▶ _EXERCISE GOAL_: Copy out each line below exactly as it appears.

▶ _DATASET EXTRACT_:
========
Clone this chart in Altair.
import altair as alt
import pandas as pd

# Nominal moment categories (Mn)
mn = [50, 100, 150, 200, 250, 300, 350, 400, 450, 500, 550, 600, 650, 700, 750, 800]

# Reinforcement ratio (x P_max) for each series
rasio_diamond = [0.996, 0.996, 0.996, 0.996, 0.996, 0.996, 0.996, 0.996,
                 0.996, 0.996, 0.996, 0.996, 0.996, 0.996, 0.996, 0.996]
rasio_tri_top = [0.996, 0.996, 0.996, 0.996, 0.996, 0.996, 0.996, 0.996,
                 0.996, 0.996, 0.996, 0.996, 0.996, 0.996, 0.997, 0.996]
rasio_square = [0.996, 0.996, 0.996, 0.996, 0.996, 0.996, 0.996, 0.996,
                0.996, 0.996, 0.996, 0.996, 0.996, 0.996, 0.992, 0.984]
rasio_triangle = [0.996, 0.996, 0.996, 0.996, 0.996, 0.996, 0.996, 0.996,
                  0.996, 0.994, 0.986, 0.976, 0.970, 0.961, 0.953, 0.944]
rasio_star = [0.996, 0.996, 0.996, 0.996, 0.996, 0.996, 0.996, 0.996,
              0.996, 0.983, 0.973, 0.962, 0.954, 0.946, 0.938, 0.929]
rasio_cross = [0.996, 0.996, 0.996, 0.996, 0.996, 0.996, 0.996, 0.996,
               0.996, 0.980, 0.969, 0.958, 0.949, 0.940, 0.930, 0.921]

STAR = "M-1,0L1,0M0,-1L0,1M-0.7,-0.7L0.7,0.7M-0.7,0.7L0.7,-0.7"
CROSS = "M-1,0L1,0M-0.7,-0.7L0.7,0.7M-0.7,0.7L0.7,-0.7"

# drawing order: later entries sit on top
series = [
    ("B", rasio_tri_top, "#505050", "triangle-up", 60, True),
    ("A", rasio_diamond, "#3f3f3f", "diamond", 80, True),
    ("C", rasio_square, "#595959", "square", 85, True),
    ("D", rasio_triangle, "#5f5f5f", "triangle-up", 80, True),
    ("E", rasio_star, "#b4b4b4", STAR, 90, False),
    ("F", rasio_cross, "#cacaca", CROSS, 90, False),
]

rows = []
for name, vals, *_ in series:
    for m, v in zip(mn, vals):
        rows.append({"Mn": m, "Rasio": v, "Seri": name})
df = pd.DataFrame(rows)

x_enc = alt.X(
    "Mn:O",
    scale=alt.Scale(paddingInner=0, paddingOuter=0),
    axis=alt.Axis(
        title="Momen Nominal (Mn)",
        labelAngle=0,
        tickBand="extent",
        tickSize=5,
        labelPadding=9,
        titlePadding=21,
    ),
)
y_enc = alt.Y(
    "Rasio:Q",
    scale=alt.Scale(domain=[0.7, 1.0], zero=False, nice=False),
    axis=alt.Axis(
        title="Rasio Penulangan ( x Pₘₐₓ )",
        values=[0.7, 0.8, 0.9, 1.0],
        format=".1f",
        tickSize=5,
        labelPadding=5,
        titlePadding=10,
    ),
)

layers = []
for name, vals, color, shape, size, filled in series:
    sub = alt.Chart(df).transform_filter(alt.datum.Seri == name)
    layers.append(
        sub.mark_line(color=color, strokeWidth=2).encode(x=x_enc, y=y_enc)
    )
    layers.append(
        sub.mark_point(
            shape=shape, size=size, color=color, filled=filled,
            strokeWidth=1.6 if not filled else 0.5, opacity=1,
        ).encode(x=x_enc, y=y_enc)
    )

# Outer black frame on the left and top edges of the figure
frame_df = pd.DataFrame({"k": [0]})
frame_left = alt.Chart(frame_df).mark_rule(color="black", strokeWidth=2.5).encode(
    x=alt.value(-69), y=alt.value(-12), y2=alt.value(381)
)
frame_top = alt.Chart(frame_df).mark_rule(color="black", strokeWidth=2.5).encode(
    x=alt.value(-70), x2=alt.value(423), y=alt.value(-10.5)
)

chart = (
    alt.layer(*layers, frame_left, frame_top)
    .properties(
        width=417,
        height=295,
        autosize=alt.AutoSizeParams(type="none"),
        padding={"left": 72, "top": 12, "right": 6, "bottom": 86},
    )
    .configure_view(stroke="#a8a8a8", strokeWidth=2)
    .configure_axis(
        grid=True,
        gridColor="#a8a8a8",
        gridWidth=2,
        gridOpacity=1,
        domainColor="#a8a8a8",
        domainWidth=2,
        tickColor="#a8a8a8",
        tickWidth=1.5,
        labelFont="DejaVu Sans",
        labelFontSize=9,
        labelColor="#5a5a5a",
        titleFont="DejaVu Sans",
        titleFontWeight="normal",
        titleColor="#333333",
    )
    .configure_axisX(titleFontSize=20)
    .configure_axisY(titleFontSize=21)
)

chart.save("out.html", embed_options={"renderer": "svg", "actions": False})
========
▶ _EXERCISE RESPONSE_:
Clone this chart in Altair.
import altair as alt
import pandas as pd

# Nominal moment categories (Mn)
mn = [50, 100, 150, 200, 250, 300, 350, 400, 450, 500, 550, 600, 650, 700, 750, 800]

# Reinforcement ratio (x P_max) for each series
rasio_diamond = [0.996, 0.996, 0.996, 0.996, 0.996, 0.996, 0.996, 0.996,
                 0.996, 0.996, 0.996, 0.996, 0.996, 0.996, 0.996, 0.996]
rasio_tri_top = [0.996, 0.996, 0.996, 0.996, 0.996, 0.996, 0.996, 0.996,
                 0.996, 0.996, 0.996, 0.996, 0.996, 0.996, 0.997, 0.996]
rasio_square = [0.996, 0.996, 0.996, 0.996, 0.996, 0.996, 0.996, 0.996,
                0.996, 0.996, 0.996, 0.996, 0.996, 0.996, 0.992, 0.984]
rasio_triangle = [0.996, 0.996, 0.996, 0.996, 0.996, 0.996, 0.996, 0.996,
                  0.996, 0.994, 0.986, 0.976, 0.970, 0.961, 0.953, 0.944]
rasio_star = [0.996, 0.996, 0.996, 0.996, 0.996, 0.996, 0.996, 0.996,
              0.996, 0.983, 0.973, 0.962, 0.954, 0.946, 0.938, 0.929]
rasio_cross = [0.996, 0.996, 0.996, 0.996, 0.996, 0.996, 0.996, 0.996,
               0.996, 0.980, 0.969, 0.958, 0.949, 0.940, 0.930, 0.921]

STAR = "M-1,0L1,0M0,-1L0,1M-0.7,-0.7L0.7,0.7M-0.7,0.7L0.7,-0.7"
CROSS = "M-1,0L1,0M-0.7,-0.7L0.7,0.7M-0.7,0.7L0.7,-0.7"

# drawing order: later entries sit on top
series = [
    ("B", rasio_tri_top, "#505050", "triangle-up", 60, True),
    ("A", rasio_diamond, "#3f3f3f", "diamond", 80, True),
    ("C", rasio_square, "#595959", "square", 85, True),
    ("D", rasio_triangle, "#5f5f5f", "triangle-up", 80, True),
    ("E", rasio_star, "#b4b4b4", STAR, 90, False),
    ("F", rasio_cross, "#cacaca", CROSS, 90, False),
]

rows = []
for name, vals, *_ in series:
    for m, v in zip(mn, vals):
        rows.append({"Mn": m, "Rasio": v, "Seri": name})
df = pd.DataFrame(rows)

x_enc = alt.X(
    "Mn:O",
    scale=alt.Scale(paddingInner=0, paddingOuter=0),
    axis=alt.Axis(
        title="Momen Nominal (Mn)",
        labelAngle=0,
        tickBand="extent",
        tickSize=5,
        labelPadding=9,
        titlePadding=21,
    ),
)
y_enc = alt.Y(
    "Rasio:Q",
    scale=alt.Scale(domain=[0.7, 1.0], zero=False, nice=False),
    axis=alt.Axis(
        title="Rasio Penulangan ( x Pₘₐₓ )",
        values=[0.7, 0.8, 0.9, 1.0],
        format=".1f",
        tickSize=5,
        labelPadding=5,
        titlePadding=10,
    ),
)

layers = []
for name, vals, color, shape, size, filled in series:
    sub = alt.Chart(df).transform_filter(alt.datum.Seri == name)
    layers.append(
        sub.mark_line(color=color, strokeWidth=2).encode(x=x_enc, y=y_enc)
    )
    layers.append(
        sub.mark_point(
            shape=shape, size=size, color=color, filled=filled,
            strokeWidth=1.6 if not filled else 0.5, opacity=1,
        ).encode(x=x_enc, y=y_enc)
    )

# Outer black frame on the left and top edges of the figure
frame_df = pd.DataFrame({"k": [0]})
frame_left = alt.Chart(frame_df).mark_rule(color="black", strokeWidth=2.5).encode(
    x=alt.value(-69), y=alt.value(-12), y2=alt.value(381)
)
frame_top = alt.Chart(frame_df).mark_rule(color="black", strokeWidth=2.5).encode(
    x=alt.value(-70), x2=alt.value(423), y=alt.value(-10.5)
)

chart = (
    alt.layer(*layers, frame_left, frame_top)
    .properties(
        width=417,
        height=295,
        autosize=alt.AutoSizeParams(type="none"),
        padding={"left": 72, "top": 12, "right": 6, "bottom": 86},
    )
    .configure_view(stroke="#a8a8a8", strokeWidth=2)
    .configure_axis(
        grid=True,
        gridColor="#a8a8a8",
        gridWidth=2,
        gridOpacity=1,
        domainColor="#a8a8a8",
        domainWidth=2,
        tickColor="#a8a8a8",
        tickWidth=1.5,
        labelFont="DejaVu Sans",
        labelFontSize=9,
        labelColor="#5a5a5a",
        titleFont="DejaVu Sans",
        titleFontWeight="normal",
        titleColor="#333333",
    )
    .configure_axisX(titleFontSize=20)
    .configure_axisY(titleFontSize=21)
)

chart.save("out.html", embed_options={"renderer": "svg", "actions": False})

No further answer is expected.